■ Given instruction ■
Reproduce the section of the listing that begins at the line containing "Convert this diagram to TikZ code." and finishes at the line containing "(ram) at (156,795.5)". Include both end lines and nothing beyond them.

::: Data to process :::

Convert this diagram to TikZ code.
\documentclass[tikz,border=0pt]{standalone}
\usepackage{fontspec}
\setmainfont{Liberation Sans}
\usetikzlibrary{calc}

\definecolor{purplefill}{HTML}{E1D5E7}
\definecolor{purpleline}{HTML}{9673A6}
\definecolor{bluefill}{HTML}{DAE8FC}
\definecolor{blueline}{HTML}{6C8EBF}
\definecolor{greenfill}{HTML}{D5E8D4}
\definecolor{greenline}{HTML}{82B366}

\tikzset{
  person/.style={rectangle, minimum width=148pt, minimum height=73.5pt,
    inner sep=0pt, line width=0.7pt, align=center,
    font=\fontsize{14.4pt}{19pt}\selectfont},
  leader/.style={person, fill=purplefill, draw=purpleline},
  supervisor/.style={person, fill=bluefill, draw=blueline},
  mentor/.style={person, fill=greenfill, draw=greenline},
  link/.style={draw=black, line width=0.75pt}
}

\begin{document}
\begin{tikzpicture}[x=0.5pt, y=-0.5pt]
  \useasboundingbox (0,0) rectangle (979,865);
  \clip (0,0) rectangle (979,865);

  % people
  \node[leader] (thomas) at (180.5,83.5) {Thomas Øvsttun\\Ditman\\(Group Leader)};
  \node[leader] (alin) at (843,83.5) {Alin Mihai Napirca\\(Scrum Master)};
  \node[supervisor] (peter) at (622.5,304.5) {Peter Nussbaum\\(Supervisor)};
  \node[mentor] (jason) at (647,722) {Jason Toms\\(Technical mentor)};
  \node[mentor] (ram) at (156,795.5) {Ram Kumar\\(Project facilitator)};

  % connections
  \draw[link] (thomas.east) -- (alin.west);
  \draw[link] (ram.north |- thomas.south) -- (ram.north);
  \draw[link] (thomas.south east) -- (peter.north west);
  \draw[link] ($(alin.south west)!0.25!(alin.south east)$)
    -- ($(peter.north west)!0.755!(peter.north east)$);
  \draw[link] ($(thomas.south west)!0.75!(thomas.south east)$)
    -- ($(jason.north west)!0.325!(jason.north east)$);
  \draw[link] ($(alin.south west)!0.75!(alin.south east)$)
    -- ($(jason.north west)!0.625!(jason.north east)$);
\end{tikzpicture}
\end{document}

:::
::: Data to process :::

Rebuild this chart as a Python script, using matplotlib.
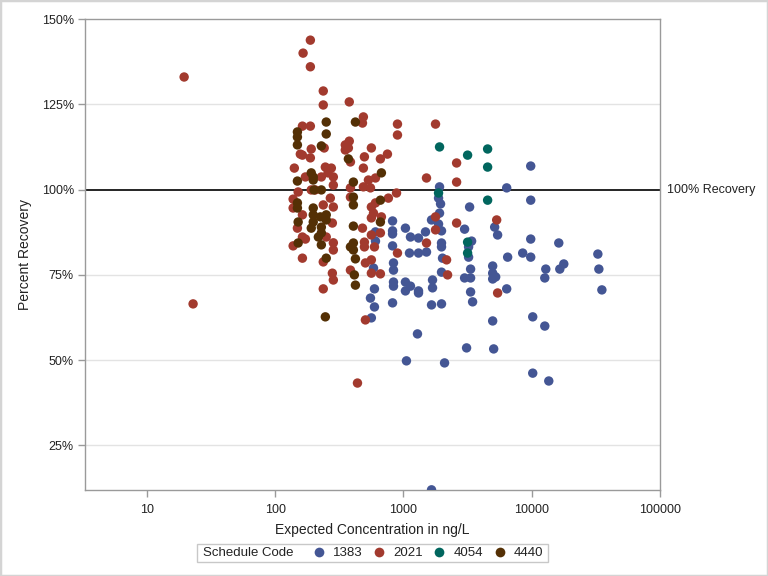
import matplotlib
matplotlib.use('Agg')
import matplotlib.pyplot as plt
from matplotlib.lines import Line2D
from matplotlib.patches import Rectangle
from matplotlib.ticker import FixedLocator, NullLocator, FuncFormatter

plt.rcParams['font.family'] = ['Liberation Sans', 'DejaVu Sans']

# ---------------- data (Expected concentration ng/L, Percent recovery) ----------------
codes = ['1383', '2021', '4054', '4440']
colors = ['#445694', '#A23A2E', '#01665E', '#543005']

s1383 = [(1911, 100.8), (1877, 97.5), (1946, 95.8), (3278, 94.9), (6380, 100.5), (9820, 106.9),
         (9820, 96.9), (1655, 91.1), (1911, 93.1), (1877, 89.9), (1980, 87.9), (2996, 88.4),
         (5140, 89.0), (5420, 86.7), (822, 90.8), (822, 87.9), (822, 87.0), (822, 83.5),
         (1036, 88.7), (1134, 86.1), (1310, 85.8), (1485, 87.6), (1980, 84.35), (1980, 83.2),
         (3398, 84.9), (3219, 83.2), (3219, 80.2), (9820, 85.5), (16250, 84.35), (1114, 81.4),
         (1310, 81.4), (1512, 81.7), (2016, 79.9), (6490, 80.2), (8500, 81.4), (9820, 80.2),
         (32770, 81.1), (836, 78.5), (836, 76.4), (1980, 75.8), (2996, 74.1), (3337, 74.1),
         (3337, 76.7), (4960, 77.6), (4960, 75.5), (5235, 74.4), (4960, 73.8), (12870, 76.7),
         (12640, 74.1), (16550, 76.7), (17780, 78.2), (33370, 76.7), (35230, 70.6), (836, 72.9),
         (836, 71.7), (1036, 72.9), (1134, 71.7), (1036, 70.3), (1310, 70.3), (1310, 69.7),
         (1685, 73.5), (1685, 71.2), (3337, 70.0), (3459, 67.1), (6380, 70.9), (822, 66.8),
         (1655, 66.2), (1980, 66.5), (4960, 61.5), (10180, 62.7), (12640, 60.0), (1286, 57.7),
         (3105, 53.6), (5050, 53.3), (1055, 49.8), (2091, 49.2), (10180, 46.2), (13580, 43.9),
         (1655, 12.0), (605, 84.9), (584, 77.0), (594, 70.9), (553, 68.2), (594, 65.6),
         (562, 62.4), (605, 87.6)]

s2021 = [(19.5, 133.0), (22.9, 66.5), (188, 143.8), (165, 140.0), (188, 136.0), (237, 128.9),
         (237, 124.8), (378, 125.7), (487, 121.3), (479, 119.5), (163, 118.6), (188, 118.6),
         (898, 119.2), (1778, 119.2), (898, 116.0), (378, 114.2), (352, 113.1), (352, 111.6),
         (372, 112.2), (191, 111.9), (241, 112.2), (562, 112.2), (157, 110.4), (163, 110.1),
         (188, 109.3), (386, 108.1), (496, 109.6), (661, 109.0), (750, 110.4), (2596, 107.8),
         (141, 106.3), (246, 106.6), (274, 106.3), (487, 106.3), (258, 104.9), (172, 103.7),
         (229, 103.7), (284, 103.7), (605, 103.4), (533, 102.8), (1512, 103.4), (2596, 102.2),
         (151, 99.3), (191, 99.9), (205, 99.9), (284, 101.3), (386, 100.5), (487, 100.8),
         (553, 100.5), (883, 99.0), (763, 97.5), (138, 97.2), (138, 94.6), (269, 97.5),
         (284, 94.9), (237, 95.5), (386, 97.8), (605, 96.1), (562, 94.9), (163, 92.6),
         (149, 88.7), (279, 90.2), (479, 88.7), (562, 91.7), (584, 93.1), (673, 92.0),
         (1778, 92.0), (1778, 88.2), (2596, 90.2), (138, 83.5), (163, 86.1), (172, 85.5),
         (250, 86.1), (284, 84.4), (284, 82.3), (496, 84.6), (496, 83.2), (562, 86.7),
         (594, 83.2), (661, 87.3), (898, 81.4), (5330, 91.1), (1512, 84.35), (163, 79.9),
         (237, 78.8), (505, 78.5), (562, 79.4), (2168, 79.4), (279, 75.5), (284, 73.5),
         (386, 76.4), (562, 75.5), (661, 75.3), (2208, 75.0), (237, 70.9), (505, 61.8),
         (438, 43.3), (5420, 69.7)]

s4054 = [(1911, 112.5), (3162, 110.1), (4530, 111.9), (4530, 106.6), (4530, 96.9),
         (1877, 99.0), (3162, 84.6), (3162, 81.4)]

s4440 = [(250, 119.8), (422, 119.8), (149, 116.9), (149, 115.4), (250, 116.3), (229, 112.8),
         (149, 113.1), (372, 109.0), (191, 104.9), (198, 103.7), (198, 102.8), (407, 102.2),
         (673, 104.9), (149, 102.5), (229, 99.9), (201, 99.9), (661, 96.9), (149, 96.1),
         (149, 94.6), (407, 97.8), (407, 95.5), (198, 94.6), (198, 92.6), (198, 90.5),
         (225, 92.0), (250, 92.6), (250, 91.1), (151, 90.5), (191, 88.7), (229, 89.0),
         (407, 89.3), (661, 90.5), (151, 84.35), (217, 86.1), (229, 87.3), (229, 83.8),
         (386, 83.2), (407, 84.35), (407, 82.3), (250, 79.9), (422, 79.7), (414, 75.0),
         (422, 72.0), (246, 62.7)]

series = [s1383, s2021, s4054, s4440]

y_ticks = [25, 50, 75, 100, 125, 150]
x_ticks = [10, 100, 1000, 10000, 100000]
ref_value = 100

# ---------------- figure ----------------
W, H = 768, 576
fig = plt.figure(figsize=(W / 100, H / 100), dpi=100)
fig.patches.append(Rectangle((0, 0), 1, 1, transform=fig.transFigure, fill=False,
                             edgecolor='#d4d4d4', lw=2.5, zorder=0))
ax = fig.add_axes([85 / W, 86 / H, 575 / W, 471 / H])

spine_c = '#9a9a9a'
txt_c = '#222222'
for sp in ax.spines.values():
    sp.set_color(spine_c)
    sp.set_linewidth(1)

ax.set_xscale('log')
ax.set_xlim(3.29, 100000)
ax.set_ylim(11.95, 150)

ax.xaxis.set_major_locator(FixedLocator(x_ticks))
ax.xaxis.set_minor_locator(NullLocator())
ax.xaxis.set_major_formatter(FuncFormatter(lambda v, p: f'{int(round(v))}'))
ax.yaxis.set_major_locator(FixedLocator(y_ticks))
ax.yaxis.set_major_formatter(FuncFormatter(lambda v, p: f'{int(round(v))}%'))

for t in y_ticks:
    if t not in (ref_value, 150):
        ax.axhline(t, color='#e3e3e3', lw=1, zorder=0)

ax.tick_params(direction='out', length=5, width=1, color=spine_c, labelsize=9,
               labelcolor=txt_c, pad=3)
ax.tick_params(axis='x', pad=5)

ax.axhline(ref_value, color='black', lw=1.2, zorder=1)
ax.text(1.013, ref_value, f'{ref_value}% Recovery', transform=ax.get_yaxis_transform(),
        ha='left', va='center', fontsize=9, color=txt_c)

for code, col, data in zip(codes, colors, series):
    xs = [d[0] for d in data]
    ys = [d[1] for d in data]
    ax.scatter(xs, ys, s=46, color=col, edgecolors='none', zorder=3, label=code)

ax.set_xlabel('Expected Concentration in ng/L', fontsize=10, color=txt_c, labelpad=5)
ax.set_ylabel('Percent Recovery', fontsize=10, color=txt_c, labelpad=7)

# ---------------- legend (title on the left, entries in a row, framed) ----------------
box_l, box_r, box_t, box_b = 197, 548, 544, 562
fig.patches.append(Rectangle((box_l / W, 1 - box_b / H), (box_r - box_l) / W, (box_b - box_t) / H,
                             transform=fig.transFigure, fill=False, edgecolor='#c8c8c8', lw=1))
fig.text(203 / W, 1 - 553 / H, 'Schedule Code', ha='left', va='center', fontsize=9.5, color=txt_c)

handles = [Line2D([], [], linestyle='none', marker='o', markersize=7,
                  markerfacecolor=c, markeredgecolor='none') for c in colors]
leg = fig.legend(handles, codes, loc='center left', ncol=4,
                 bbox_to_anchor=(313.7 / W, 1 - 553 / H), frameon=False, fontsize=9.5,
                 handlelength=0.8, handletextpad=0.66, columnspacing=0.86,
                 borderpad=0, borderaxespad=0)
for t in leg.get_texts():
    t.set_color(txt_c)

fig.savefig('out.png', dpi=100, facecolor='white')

:::

■ Answer to this problem ■
Convert this diagram to TikZ code.
\documentclass[tikz,border=0pt]{standalone}
\usepackage{fontspec}
\setmainfont{Liberation Sans}
\usetikzlibrary{calc}

\definecolor{purplefill}{HTML}{E1D5E7}
\definecolor{purpleline}{HTML}{9673A6}
\definecolor{bluefill}{HTML}{DAE8FC}
\definecolor{blueline}{HTML}{6C8EBF}
\definecolor{greenfill}{HTML}{D5E8D4}
\definecolor{greenline}{HTML}{82B366}

\tikzset{
  person/.style={rectangle, minimum width=148pt, minimum height=73.5pt,
    inner sep=0pt, line width=0.7pt, align=center,
    font=\fontsize{14.4pt}{19pt}\selectfont},
  leader/.style={person, fill=purplefill, draw=purpleline},
  supervisor/.style={person, fill=bluefill, draw=blueline},
  mentor/.style={person, fill=greenfill, draw=greenline},
  link/.style={draw=black, line width=0.75pt}
}

\begin{document}
\begin{tikzpicture}[x=0.5pt, y=-0.5pt]
  \useasboundingbox (0,0) rectangle (979,865);
  \clip (0,0) rectangle (979,865);

  % people
  \node[leader] (thomas) at (180.5,83.5) {Thomas Øvsttun\\Ditman\\(Group Leader)};
  \node[leader] (alin) at (843,83.5) {Alin Mihai Napirca\\(Scrum Master)};
  \node[supervisor] (peter) at (622.5,304.5) {Peter Nussbaum\\(Supervisor)};
  \node[mentor] (jason) at (647,722) {Jason Toms\\(Technical mentor)};
  \node[mentor] (ram) at (156,795.5) {Ram Kumar\\(Project facilitator)};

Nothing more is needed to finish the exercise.